Code that draws figures:
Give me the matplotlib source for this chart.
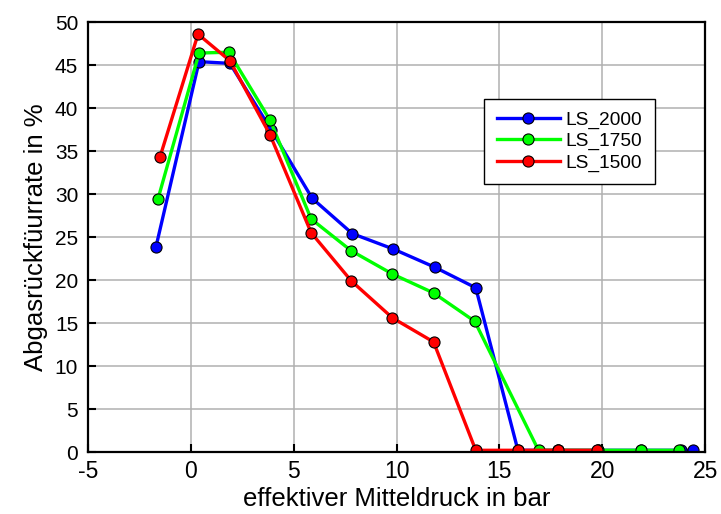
import matplotlib
matplotlib.use("Agg")
import matplotlib.pyplot as plt

plt.rcParams['font.family'] = ['Liberation Sans', 'DejaVu Sans']
plt.rcParams['axes.unicode_minus'] = False

# LS_2000
x_2000 = [-1.7, 0.4, 1.9, 3.9, 5.9, 7.85, 9.85, 11.85, 13.85, 15.9, 17.85, 19.8, 21.9, 23.85, 24.4]
y_2000 = [23.8, 45.4, 45.2, 37.5, 29.5, 25.4, 23.6, 21.5, 19.1, 0.2, 0.2, 0.2, 0.2, 0.2, 0.2]
# LS_1750
x_1750 = [-1.6, 0.4, 1.85, 3.85, 5.85, 7.8, 9.8, 11.8, 13.8, 16.9, 17.85, 19.8, 21.9, 23.75]
y_1750 = [29.4, 46.4, 46.5, 38.6, 27.1, 23.4, 20.7, 18.5, 15.2, 0.2, 0.2, 0.2, 0.2, 0.2]
# LS_1500
x_1500 = [-1.5, 0.35, 1.9, 3.85, 5.85, 7.8, 9.8, 11.8, 13.85, 15.9, 17.85, 19.75]
y_1500 = [34.3, 48.6, 45.5, 36.9, 25.5, 19.9, 15.6, 12.8, 0.2, 0.2, 0.2, 0.2]

xticks = [-5, 0, 5, 10, 15, 20, 25]
yticks = [0, 5, 10, 15, 20, 25, 30, 35, 40, 45, 50]

fig = plt.figure(figsize=(7.21, 5.14), dpi=100)
ax = fig.add_axes([0.122, 0.1206, 0.856, 0.8364])

kw = dict(marker='o', lw=2.4, ms=8, mec='black', mew=0.8)
ax.plot(x_2000, y_2000, color='#0000ff', mfc='#0000ff', label='LS_2000', **kw)
ax.plot(x_1750, y_1750, color='#00ff00', mfc='#00ff00', label='LS_1750', **kw)
ax.plot(x_1500, y_1500, color='#ff0000', mfc='#ff0000', label='LS_1500', **kw)

ax.set_xlim(-5, 25)
ax.set_ylim(0, 50)
ax.set_xticks(xticks)
ax.set_yticks(yticks)
ax.grid(True, color='#b0b0b0', lw=1.1)
ax.set_axisbelow(True)
ax.tick_params(direction='in', length=6, width=1.5, top=False, right=False)
ax.tick_params(axis='x', labelsize=16.5, pad=5.5)
ax.tick_params(axis='y', labelsize=15, pad=7)
for s in ax.spines.values():
    s.set_linewidth(1.6)

ax.set_xlabel('effektiver Mitteldruck in bar', fontsize=18.5, labelpad=3)
ax.set_ylabel('Abgasrückfüurrate in %', fontsize=18.5, labelpad=5)

leg = ax.legend(loc='upper left', bbox_to_anchor=(0.642, 0.822), fontsize=13.8,
                fancybox=False, framealpha=1, edgecolor='black', handlelength=3.3,
                handletextpad=0.3, borderpad=0.65, borderaxespad=0, labelspacing=0.2)
leg.get_frame().set_linewidth(1)

fig.savefig('out.png', dpi=100)
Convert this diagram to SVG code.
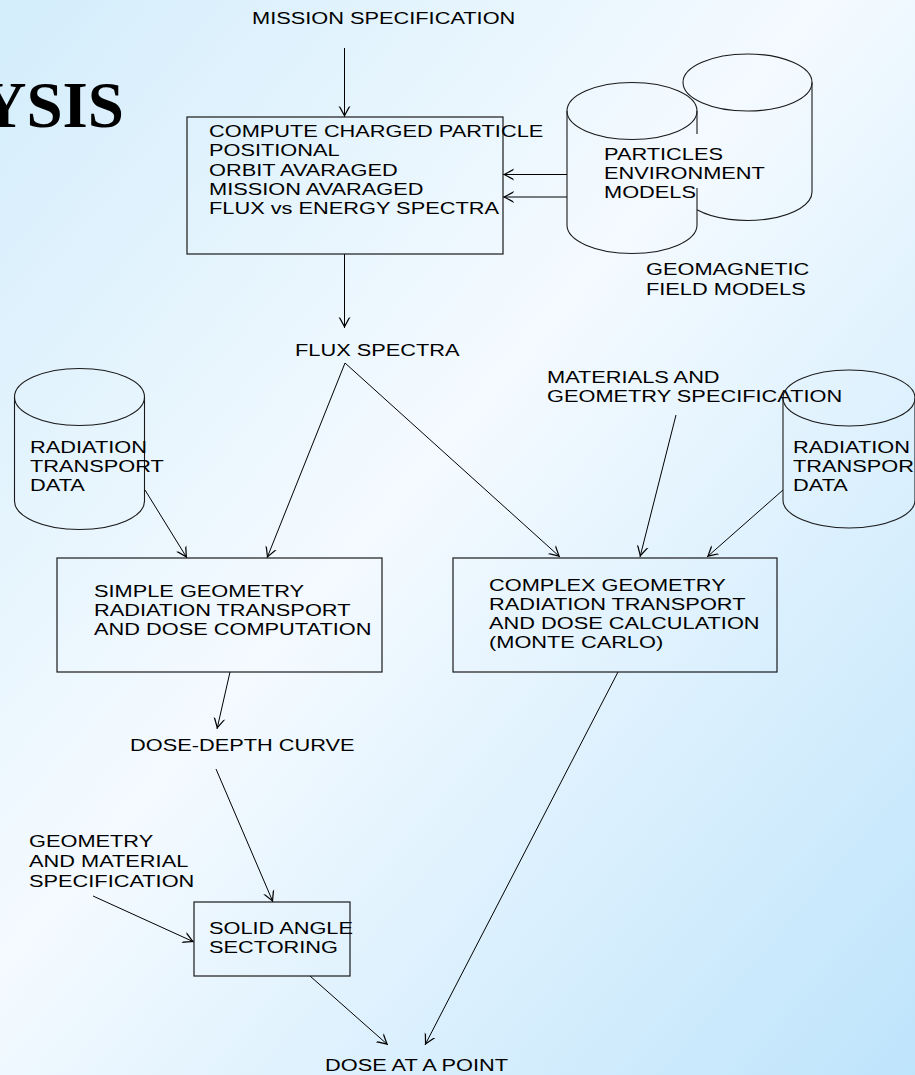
<svg xmlns="http://www.w3.org/2000/svg" width="915" height="1075" viewBox="0 0 915 1075">
<defs>
<linearGradient id="bg" x1="0" y1="0" x2="1" y2="1">
<stop offset="0" stop-color="#d3edfb"/>
<stop offset="0.45" stop-color="#f4faff"/>
<stop offset="1" stop-color="#bee4fb"/>
</linearGradient>
<marker id="arr" markerUnits="userSpaceOnUse" markerWidth="16" markerHeight="16" viewBox="-14 -8 16 16" refX="0" refY="0" orient="auto" overflow="visible">
<path d="M0,0 L-11,-6 L-10,-4 L-2.5,0 L-10,4 L-11,6 Z" fill="#000"/>
</marker>
<style>
.t{font-family:"Liberation Sans",Arial,sans-serif;font-size:16.5px;fill:#000}
.title{font-family:"Liberation Serif","Times New Roman",serif;font-size:65px;font-weight:bold;fill:#000}
.box{fill:none;stroke:#1a1a1a;stroke-width:1.2}
.cyl{fill:none;stroke:#1a1a1a;stroke-width:1.1}
.c{fill:none;stroke:#000;stroke-width:1;marker-end:url(#arr)}
</style>
</defs>
<rect x="0" y="0" width="915" height="1075" fill="url(#bg)"/>
<text class="title" x="124" y="127" text-anchor="end">YSIS</text>

<g id="connectors">
<line class="c" x1="344.5" y1="48" x2="344.5" y2="117"/>
<line class="c" x1="567" y1="174.5" x2="503" y2="174.5"/>
<line class="c" x1="567" y1="197" x2="503" y2="197"/>
<line class="c" x1="344.5" y1="254" x2="344.5" y2="328"/>
<line class="c" x1="345" y1="363" x2="267" y2="558"/>
<line class="c" x1="345" y1="363" x2="560" y2="557"/>
<line class="c" x1="145" y1="490" x2="187" y2="558"/>
<line class="c" x1="676" y1="415" x2="640" y2="557"/>
<line class="c" x1="783" y1="490" x2="707" y2="557"/>
<line class="c" x1="230" y1="672" x2="217" y2="729"/>
<line class="c" x1="216" y1="769" x2="273" y2="902"/>
<line class="c" x1="93" y1="896" x2="194" y2="942"/>
<line class="c" x1="310" y1="976" x2="388" y2="1045"/>
<line class="c" x1="618" y1="672" x2="425" y2="1045"/>
</g>

<g id="mission-spec">
<text class="t" transform="translate(252,24) scale(1.32,1)">MISSION SPECIFICATION</text>
</g>

<g id="compute-box">
<rect class="box" x="187" y="117" width="316" height="137"/>
<text class="t" transform="translate(209,137) scale(1.32,1)"><tspan x="0" y="0">COMPUTE CHARGED PARTICLE</tspan><tspan x="0" y="19.3">POSITIONAL</tspan><tspan x="0" y="38.6">ORBIT AVARAGED</tspan><tspan x="0" y="57.9">MISSION AVARAGED</tspan><tspan x="0" y="77.2">FLUX vs ENERGY SPECTRA</tspan></text>
</g>

<g id="particles-db">
<ellipse class="cyl" cx="747.5" cy="82.5" rx="64.5" ry="28.5"/>
<path class="cyl" d="M812,82.5 V192 A64.5,28.5 0 0 1 697,209.7"/>
<ellipse class="cyl" cx="632" cy="111" rx="65" ry="28.5"/>
<path class="cyl" d="M567,111 V225 A65,28.5 0 0 0 697,225 V188 M697,111 V134"/>
<text class="t" transform="translate(604,160) scale(1.32,1)"><tspan x="0" y="0">PARTICLES</tspan><tspan x="0" y="19.2">ENVIRONMENT</tspan><tspan x="0" y="38.4">MODELS</tspan></text>
</g>

<g id="geomagnetic">
<text class="t" transform="translate(646,275) scale(1.32,1)"><tspan x="0" y="0">GEOMAGNETIC</tspan><tspan x="0" y="20">FIELD MODELS</tspan></text>
</g>

<g id="flux-spectra">
<text class="t" transform="translate(295,356) scale(1.32,1)">FLUX SPECTRA</text>
</g>

<g id="rad-data-left">
<ellipse class="cyl" cx="79.5" cy="397" rx="65" ry="28.5"/>
<path class="cyl" d="M14.5,397 V501 A65,28.5 0 0 0 144.5,501 V397"/>
<text class="t" transform="translate(30,453) scale(1.32,1)"><tspan x="0" y="0">RADIATION</tspan><tspan x="0" y="19.2">TRANSPORT</tspan><tspan x="0" y="38.4">DATA</tspan></text>
</g>

<g id="materials-spec">
<text class="t" transform="translate(547,383) scale(1.32,1)"><tspan x="0" y="0">MATERIALS AND</tspan><tspan x="0" y="19.5">GEOMETRY SPECIFICATION</tspan></text>
</g>

<g id="rad-data-right">
<ellipse class="cyl" cx="849" cy="398" rx="66" ry="28"/>
<path class="cyl" d="M783,398 V500 A66,28 0 0 0 915,500 V398"/>
<text class="t" transform="translate(793,453) scale(1.32,1)"><tspan x="0" y="0">RADIATION</tspan><tspan x="0" y="19.2">TRANSPOR</tspan><tspan x="0" y="38.4">DATA</tspan></text>
</g>

<g id="simple-box">
<rect class="box" x="57" y="558" width="325" height="114"/>
<text class="t" transform="translate(94,597) scale(1.32,1)"><tspan x="0" y="0">SIMPLE GEOMETRY</tspan><tspan x="0" y="19.2">RADIATION TRANSPORT</tspan><tspan x="0" y="38.4">AND DOSE COMPUTATION</tspan></text>
</g>

<g id="complex-box">
<rect class="box" x="453" y="558" width="324" height="114"/>
<text class="t" transform="translate(489,590.7) scale(1.32,1)"><tspan x="0" y="0">COMPLEX GEOMETRY</tspan><tspan x="0" y="19.2">RADIATION TRANSPORT</tspan><tspan x="0" y="38.4">AND DOSE CALCULATION</tspan><tspan x="0" y="57.6">(MONTE CARLO)</tspan></text>
</g>

<g id="dose-depth">
<text class="t" transform="translate(130,751) scale(1.32,1)">DOSE-DEPTH CURVE</text>
</g>

<g id="geometry-spec">
<text class="t" transform="translate(29,847) scale(1.32,1)"><tspan x="0" y="0">GEOMETRY</tspan><tspan x="0" y="20">AND MATERIAL</tspan><tspan x="0" y="40">SPECIFICATION</tspan></text>
</g>

<g id="solid-angle-box">
<rect class="box" x="194" y="902" width="156" height="74"/>
<text class="t" transform="translate(209,934) scale(1.32,1)"><tspan x="0" y="0">SOLID ANGLE</tspan><tspan x="0" y="19.3">SECTORING</tspan></text>
</g>

<g id="dose-point">
<text class="t" transform="translate(325,1071) scale(1.32,1)">DOSE AT A POINT</text>
</g>
</svg>
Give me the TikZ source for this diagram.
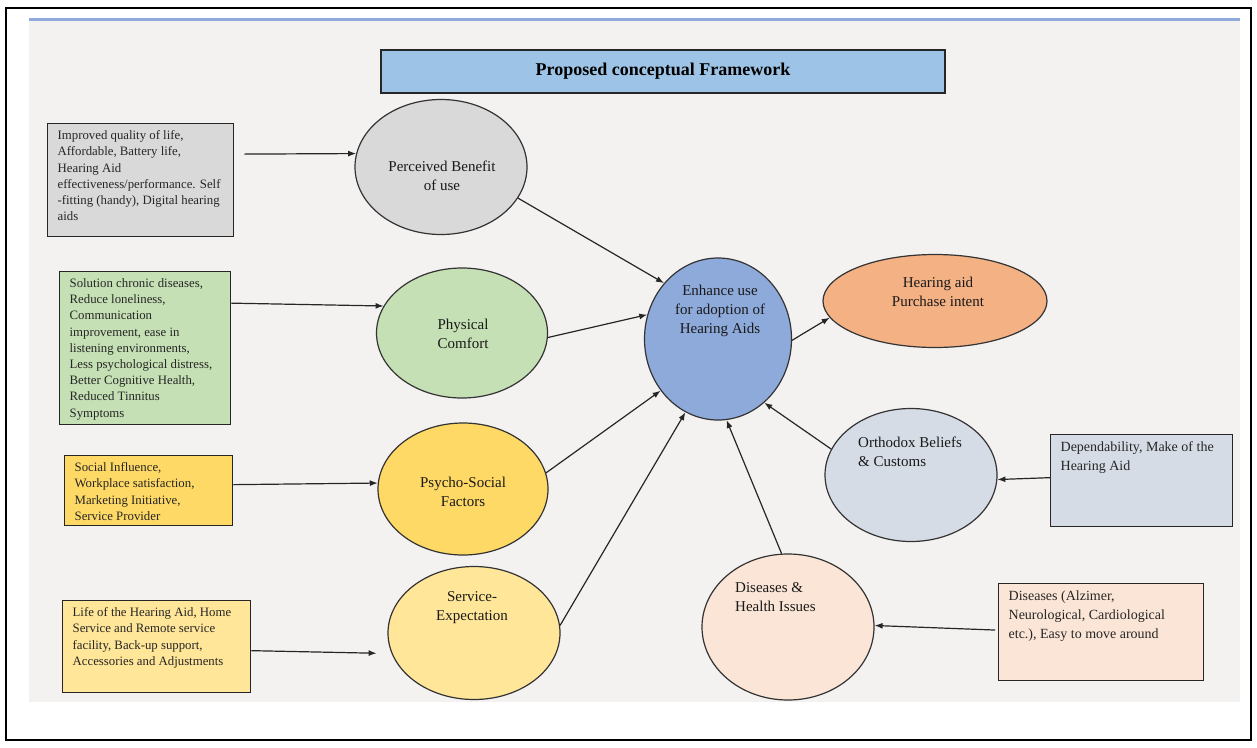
\documentclass[tikz,border=0pt]{standalone}
\usepackage{fontspec}
\setmainfont{Liberation Serif}
\usepackage{xcolor}
\usepackage{tikz}
\usetikzlibrary{shapes.geometric, arrows.meta}
\definecolor{panel}{RGB}{244, 241, 241}
\definecolor{titleblue}{RGB}{157, 195, 230}
\definecolor{hagray}{RGB}{217, 217, 217}
\definecolor{hagreen}{RGB}{197, 224, 180}
\definecolor{hagold}{RGB}{255, 217, 102}
\definecolor{hacream}{RGB}{255, 230, 153}
\definecolor{haslate}{RGB}{214, 220, 229}
\definecolor{hapeach}{RGB}{251, 229, 214}
\definecolor{hablue}{RGB}{142, 170, 219}
\definecolor{haorange}{RGB}{244, 177, 131}
\newcommand{\boxtext}[3]{\parbox[t][#2][t]{#1}{\raggedright #3}}

\begin{document}
\begin{tikzpicture}[
    x=1pt, y=-1pt,
    titlebox/.style={rectangle, draw=black!85, line width=1.5pt, fill=titleblue,
                     minimum width=564pt, minimum height=43pt,
                     font=\fontsize{18}{22}\selectfont\bfseries},
    srcbox/.style={rectangle, draw=black!85, line width=1.3pt, anchor=north west,
                   inner xsep=10pt, inner ysep=7pt, text=black!85},
    leftfont/.style={font=\fontsize{12.8}{16.2}\selectfont},
    rightfont/.style={font=\fontsize{14}{19}\selectfont},
    factor/.style={ellipse, draw=black!80, line width=1.2pt, inner sep=0pt},
    factortext/.style={align=center, inner sep=0pt, text=black!90,
                       font=\fontsize{15}{19}\selectfont},
    arrow/.style={-{Latex[length=8pt, width=6pt]}, line width=1.2pt, draw=black!85},
]
\useasboundingbox (0,0) rectangle (1257,747);
\draw[line width=2pt] (6,8) rectangle (1251,740);
\fill[panel] (29,18) rectangle (1240,702);
\draw[hablue, line width=3pt] (29,19) -- (1240,19);

\node[titlebox] (title) at (663,71.5) {Proposed conceptual Framework};

\node[srcbox, leftfont, fill=hagray] (benefitsrc) at (47,123)
    {\boxtext{166pt}{99pt}{Improved quality of life,\\ Affordable, Battery life,\\ Hearing Aid\\ effectiveness/performance. Self\\ -fitting (handy), Digital hearing\\ aids}};
\node[srcbox, leftfont, fill=hagreen] (comfortsrc) at (59,271)
    {\boxtext{151pt}{139pt}{Solution chronic diseases,\\ Reduce loneliness,\\ Communication\\ improvement, ease in\\ listening environments,\\ Less psychological distress,\\ Better Cognitive Health,\\ Reduced Tinnitus\\ Symptoms}};
\node[srcbox, leftfont, fill=hagold] (psychosrc) at (64,455)
    {\boxtext{148pt}{56pt}{Social Influence,\\ Workplace satisfaction,\\ Marketing Initiative,\\ Service Provider}};
\node[srcbox, leftfont, fill=hacream] (servicesrc) at (62,600)
    {\boxtext{168pt}{78pt}{Life of the Hearing Aid, Home\\ Service and Remote service\\ facility, Back-up support,\\ Accessories and Adjustments}};
\node[srcbox, rightfont, fill=haslate] (depsrc) at (1050,434)
    {\boxtext{162pt}{78pt}{Dependability, Make of the\\ Hearing Aid}};
\node[srcbox, rightfont, fill=hapeach] (diseasessrc) at (998,583)
    {\boxtext{185pt}{83pt}{Diseases (Alzimer,\\ Neurological, Cardiological\\ etc.), Easy to move around}};

\node[factor, fill=hagray,   minimum width=172pt, minimum height=135pt] (benefit)  at (441,167) {};
\node[factor, fill=hagreen,  minimum width=171pt, minimum height=130pt] (comfort)  at (462,333) {};
\node[factor, fill=hagold,   minimum width=170pt, minimum height=132pt] (psycho)   at (463,489) {};
\node[factor, fill=hacream,  minimum width=172pt, minimum height=133pt] (service)  at (474,633) {};
\node[factor, fill=hablue,   minimum width=147pt, minimum height=162pt] (enhance)  at (718,339) {};
\node[factor, fill=haorange, minimum width=224pt, minimum height=93pt]  (purchase) at (935,301) {};
\node[factor, fill=haslate,  minimum width=172pt, minimum height=133pt] (orthodox) at (911,475) {};
\node[factor, fill=hapeach,  minimum width=172pt, minimum height=146pt] (diseases) at (788,627) {};

\node[factortext] (benefit-t)  at (442,176) {Perceived Benefit\\of use};
\node[factortext] (comfort-t)  at (463,334) {Physical\\Comfort};
\node[factortext] (psycho-t)   at (463,492) {Psycho-Social\\Factors};
\node[factortext] (service-t)  at (472,608) {Service-\\Expectation};
\node[factortext] (enhance-t)  at (720,311) {Enhance use\\for adoption of\\Hearing Aids};
\node[factortext] (purchase-t) at (938,292) {Hearing aid\\Purchase intent};
\node[factortext, anchor=west, align=left] (orthodox-t) at (858,452) {Orthodox Beliefs\\\& Customs};
\node[factortext, anchor=west, align=left] (diseases-t) at (735,597) {Diseases \&\\Health Issues};

\draw[arrow, shorten <=10pt] ([yshift=26pt]benefitsrc.east) -- (benefit.171);
\draw[arrow] (benefit.-22) -- (enhance.134);
\draw[arrow] ([yshift=45pt]comfortsrc.east) -- (comfort.161);
\draw[arrow] (comfort.-3) -- (enhance.161);
\draw[arrow] ([yshift=6pt]psychosrc.east) -- (psycho.176);
\draw[arrow] (psycho.11) -- (enhance.222);
\draw[arrow, shorten >=15pt] ([yshift=-4pt]servicesrc.east) -- (service.194);
\draw[arrow] (service.5) -- (enhance.246);
\draw[arrow] (enhance.-1) -- (purchase.189);
\draw[arrow] (orthodox.162) -- (enhance.306);
\draw[arrow] (diseases.95) -- (enhance.276);
\draw[arrow] ([yshift=3pt]depsrc.west) -- (orthodox.-3);
\draw[arrow, shorten <=3pt] ([yshift=2pt]diseasessrc.west) -- (diseases.1);

\end{tikzpicture}
\end{document}
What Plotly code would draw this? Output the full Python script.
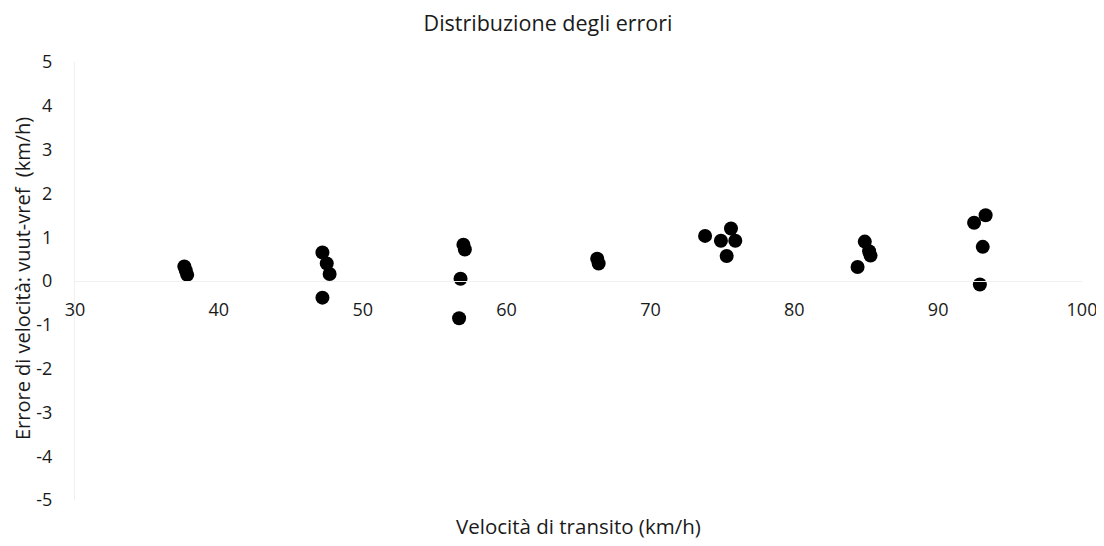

* Problem details
Looking at the entries above, how many lines contain the word "source"? Answer with the number alone.

* Reply to the exercise
2